前文曾经说过这个程序相当于linux调试USB的万能驱动，到底它有什么能耐这么厉害。不会很大吧，统计下：

[zhh@localhost usb]$ wc -l usb-skeleton.c

525 usb-skeleton.c

只有525行，500多行的程序，对学习linux的兄弟来说，毛毛雨而已，呵呵。抱着乐观的心情，开始探索之路吧。

先看看注册和注销函数，如下：

static struct usb_driver skel_driver = {

       .name =          "skeleton",

       .probe =  skel_probe,

       .disconnect =  skel_disconnect,

       .suspend =      skel_suspend,

       .resume =       skel_resume,

       .pre_reset =    skel_pre_reset,

       .post_reset =   skel_post_reset,

       .id_table =      skel_table,

       .supports_autosuspend = 1,

};

 

static int __init usb_skel_init(void)

{

       int result;

 

       /* register this driver with the USB subsystem */

       result = usb_register(&skel_driver);

       if (result)

              err("usb_register failed. Error number %d", result);

 

       return result;

}

 

static void __exit usb_skel_exit(void)

{

       /* deregister this driver with the USB subsystem */

       usb_deregister(&skel_driver);

}

 

module_init(usb_skel_init);

module_exit(usb_skel_exit);

 

MODULE_LICENSE("GPL");

 

简单看下struct usb_driver结构体

/**

 * struct usb_driver - identifies USB interface driver to usbcore

 * @name: The driver name should be unique among USB drivers,

 *    and should normally be the same as the module name.

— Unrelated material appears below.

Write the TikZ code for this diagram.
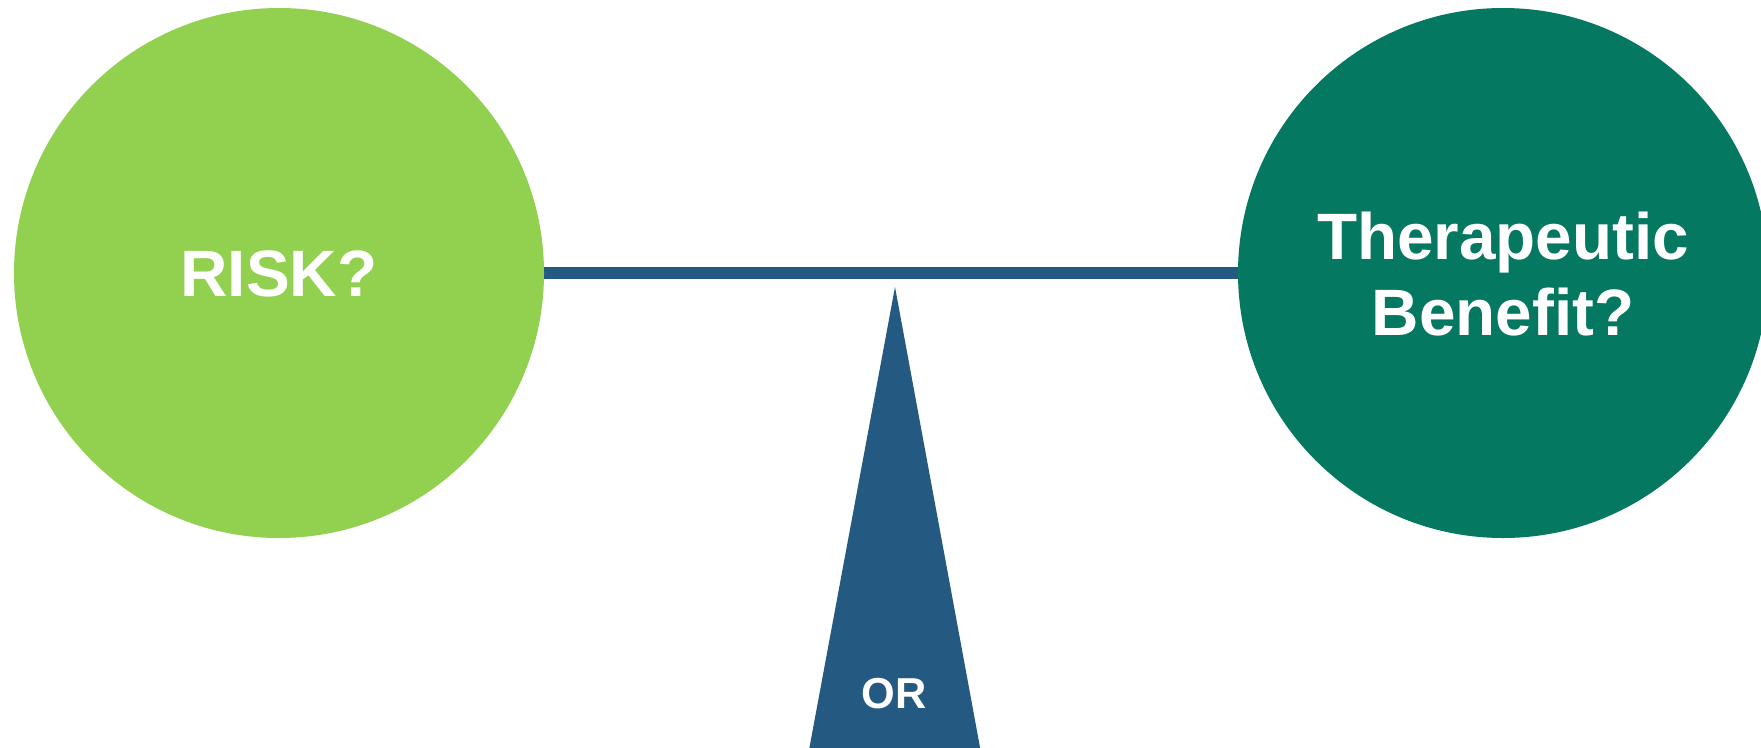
\documentclass[tikz,border=0pt]{standalone}
\usepackage{fontspec}
\setmainfont{Liberation Sans}
\definecolor{riskgreen}{HTML}{92D050}
\definecolor{benefitteal}{HTML}{057862}
\definecolor{beamblue}{HTML}{245A82}
\begin{document}
\begin{tikzpicture}[x=1pt,y=-1pt,
  bigtext/.style={text=white,font=\bfseries\fontsize{65.6}{76}\selectfont,inner sep=0pt},
  ortext/.style={text=white,font=\bfseries\fontsize{43.3}{50}\selectfont,inner sep=0pt}]
\useasboundingbox (0,0) rectangle (1761,747);
\clip (0,0) rectangle (1761,747);
% beam
\coordinate (lc) at (279,273);
\coordinate (rc) at (1503,273);
\fill[beamblue] (279,267) rectangle (1503,279);
% fulcrum
\coordinate (apex) at (895,287);
\fill[beamblue] (apex) -- (980.5,750) -- (809,750) -- cycle;
% circles
\fill[riskgreen] (lc) circle[radius=265];
\fill[benefitteal] (rc) circle[radius=265];
% texts
\node[bigtext,anchor=base] (risk) at (279,296) {RISK?};
\node[bigtext,anchor=base] (ther) at (1503,259) {Therapeutic};
\node[bigtext,anchor=base] (ben) at (1503,335) {Benefit?};
\node[ortext,anchor=base] (or) at (894,708) {OR};
\end{tikzpicture}
\end{document}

    指向驱动程序名字的指针。在内核的所有USB驱动程序中它必须是唯一的，通常被设置为和驱动程序模块名相同的名字

 * @probe: Called to see if the driver is willing to manage a particular

 *    interface on a device.  If it is, probe returns zero and uses

 *    usb_set_intfdata() to associate driver-specific data with the

 *    interface.  It may also use usb_set_interface() to specify the

 *    appropriate altsetting.  If unwilling to manage the interface,

 *    return -ENODEV, if genuine IO errors occured, an appropriate

 *    negative errno value.指向USB驱动程序的探测函数的指针。当USB核心认为它有一个struct usb_interface可以由该驱动程序处理时，它将调用该函数。USB核心用来判断的指向struct usb_device_id的指针也被传递给该函数。如果USB驱动程序确认传递给它的struct usb_interface，它应该初始化设备然后返回0.如果驱动程序不确认该设备或者发生了错误，它应该返回一个负的错误值。

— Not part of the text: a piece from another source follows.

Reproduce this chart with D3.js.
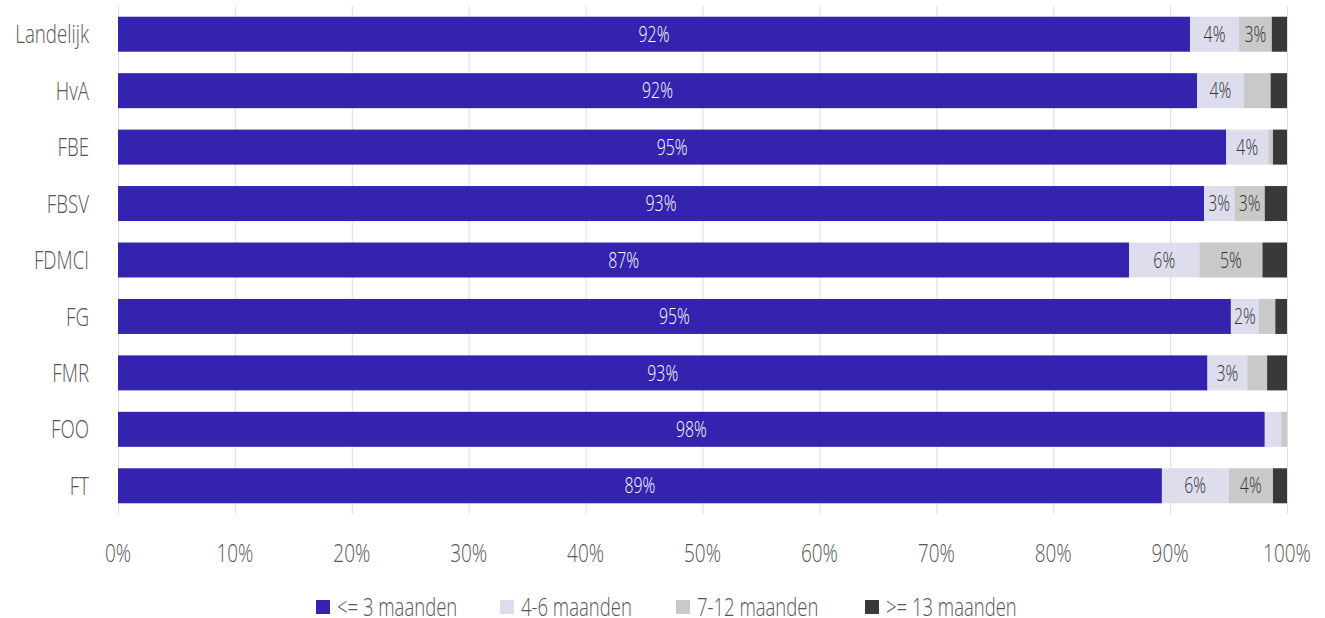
<!DOCTYPE html>
<html>
<head>
<meta charset="utf-8">
<script src="https://cdn.jsdelivr.net/npm/d3@7"></script>
<style>
  html, body { margin: 0; padding: 0; background: #fff; }
  svg { display: block; font-family: "Open Sans", sans-serif; font-weight: 300; }
</style>
</head>
<body>
<svg id="chart" width="1325" height="618"></svg>
<script>
// Duur tot eerste baan, per faculteit (aandeel in %)
const categories = ["Landelijk", "HvA", "FBE", "FBSV", "FDMCI", "FG", "FMR", "FOO", "FT"];
const seriesNames = ["<= 3 maanden", "4-6 maanden", "7-12 maanden", ">= 13 maanden"];
const upTo3 =       [91.7, 92.3, 94.8, 92.9, 86.5, 95.2, 93.2, 98.1, 89.3];
const months4to6 =  [4.2, 4.0, 3.6, 2.6, 6.0, 2.4, 3.4, 1.4, 5.7];
const months7to12 = [2.8, 2.3, 0.4, 2.6, 5.4, 1.4, 1.7, 0.5, 3.8];
const from13 =      [1.3, 1.4, 1.2, 1.9, 2.1, 1.0, 1.7, 0.0, 1.2];
const xTicks = [0, 10, 20, 30, 40, 50, 60, 70, 80, 90, 100];

const colors = ["#3323ae", "#dddded", "#c9c9c9", "#3a3838"];
const labelColors = ["#ffffff", "#333333", "#333333", "#ffffff"];
const textGrey = "#555555";
const labelMin = 2.4;       // smallest segment (in %) that gets a value label
const squeeze = 0.72;       // horizontal condensing of the typeface

const seriesValues = [upTo3, months4to6, months7to12, from13];
const rows = categories.map((c, i) => {
  const r = { cat: c };
  seriesNames.forEach((s, k) => r[s] = seriesValues[k][i]);
  return r;
});

const svg = d3.select("#chart");
const x = d3.scaleLinear().domain([0, 100]).range([118, 1287]);
const y = d3.scaleBand().domain(categories).range([6, 514]).paddingInner(0.38).paddingOuter(0.19);

// condensed text helper
function ctext(sel, tx, ty, s) {
  return sel.append("text")
    .attr("transform", `translate(${tx},${ty}) scale(${s || squeeze},1)`);
}

// vertical gridlines, running a little below the bars as tick marks
svg.append("g")
  .attr("transform", "translate(0,514)")
  .call(d3.axisBottom(x).tickValues(xTicks).tickSize(-508).tickFormat(""))
  .call(g => g.select(".domain").remove())
  .call(g => g.selectAll("line").attr("stroke", "#dedede").attr("stroke-width", 1));

// x tick labels
const tickG = svg.append("g");
xTicks.forEach(t => {
  ctext(tickG, x(t), 553, 0.76)
    .attr("dy", "0.35em").attr("text-anchor", "middle")
    .attr("font-size", 25).attr("fill", textGrey)
    .text(t + "%");
});

// category labels
const catG = svg.append("g");
categories.forEach(c => {
  ctext(catG, 89, y(c) + y.bandwidth() / 2)
    .attr("dy", "0.35em").attr("text-anchor", "end")
    .attr("font-size", 26).attr("fill", textGrey)
    .text(c);
});

// stacked bars
const stacked = d3.stack().keys(seriesNames)(rows);

svg.append("g").selectAll("g").data(stacked).join("g")
  .attr("fill", (d, i) => colors[i])
  .selectAll("rect").data(d => d).join("rect")
  .attr("x", d => x(d[0]))
  .attr("y", d => y(d.data.cat))
  .attr("width", d => x(d[1]) - x(d[0]))
  .attr("height", y.bandwidth());

// value labels
const labels = svg.append("g");
stacked.forEach((layer, i) => {
  layer.filter(d => d[1] - d[0] >= labelMin).forEach(d => {
    ctext(labels, (x(d[0]) + x(d[1])) / 2, y(d.data.cat) + y.bandwidth() / 2)
      .attr("dy", "0.35em").attr("text-anchor", "middle")
      .attr("font-size", 22).attr("fill", labelColors[i])
      .text(Math.round(d[1] - d[0]) + "%");
  });
});

// legend
const legendX = [316, 500, 676, 865];
const legend = svg.append("g");
seriesNames.forEach((s, i) => {
  legend.append("rect")
    .attr("x", legendX[i]).attr("y", 600).attr("width", 14).attr("height", 14)
    .attr("fill", colors[i]);
  ctext(legend, legendX[i] + 21, 607, 0.74)
    .attr("dy", "0.35em").attr("font-size", 25).attr("fill", textGrey)
    .text(s);
});
</script>
</body>
</html>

 * @disconnect: Called when the interface is no longer accessible, usually

 *    because its device has been (or is being) disconnected or the

 *    driver module is being unloaded.指向USB驱动程序中的断开函数的指针。当struct usb_interface被从系统中移除或者驱动程序正在从USB核心卸载时，USB核心将调用该函数。

 * @ioctl: Used for drivers that want to talk to userspace through

 *    the "usbfs" filesystem.  This lets devices provide ways to

 *    expose information to user space regardless of where they

 *    do (or don't) show up otherwise in the filesystem.

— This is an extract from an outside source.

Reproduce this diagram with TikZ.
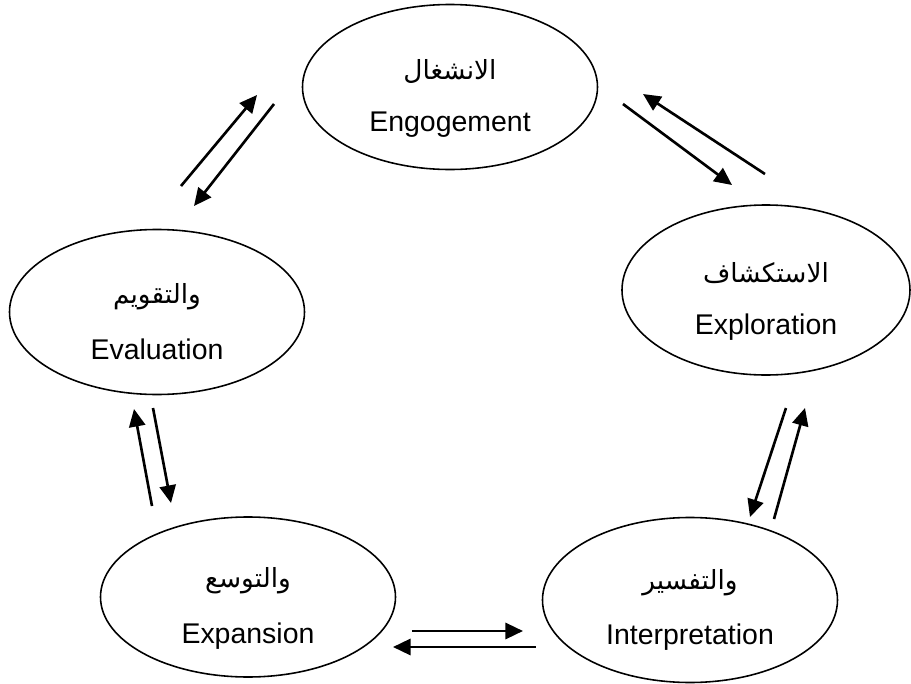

 * @suspend: Called when the device is going to be suspended by the system.

 * @resume: Called when the device is being resumed by the system.

 * @reset_resume: Called when the suspended device has been reset instead

 *    of being resumed.

 * @pre_reset: Called by usb_reset_device() when the device

 *    is about to be reset.

 * @post_reset: Called by usb_reset_device() after the device

 *    has been reset

 * @id_table: USB drivers use ID table to support hotplugging.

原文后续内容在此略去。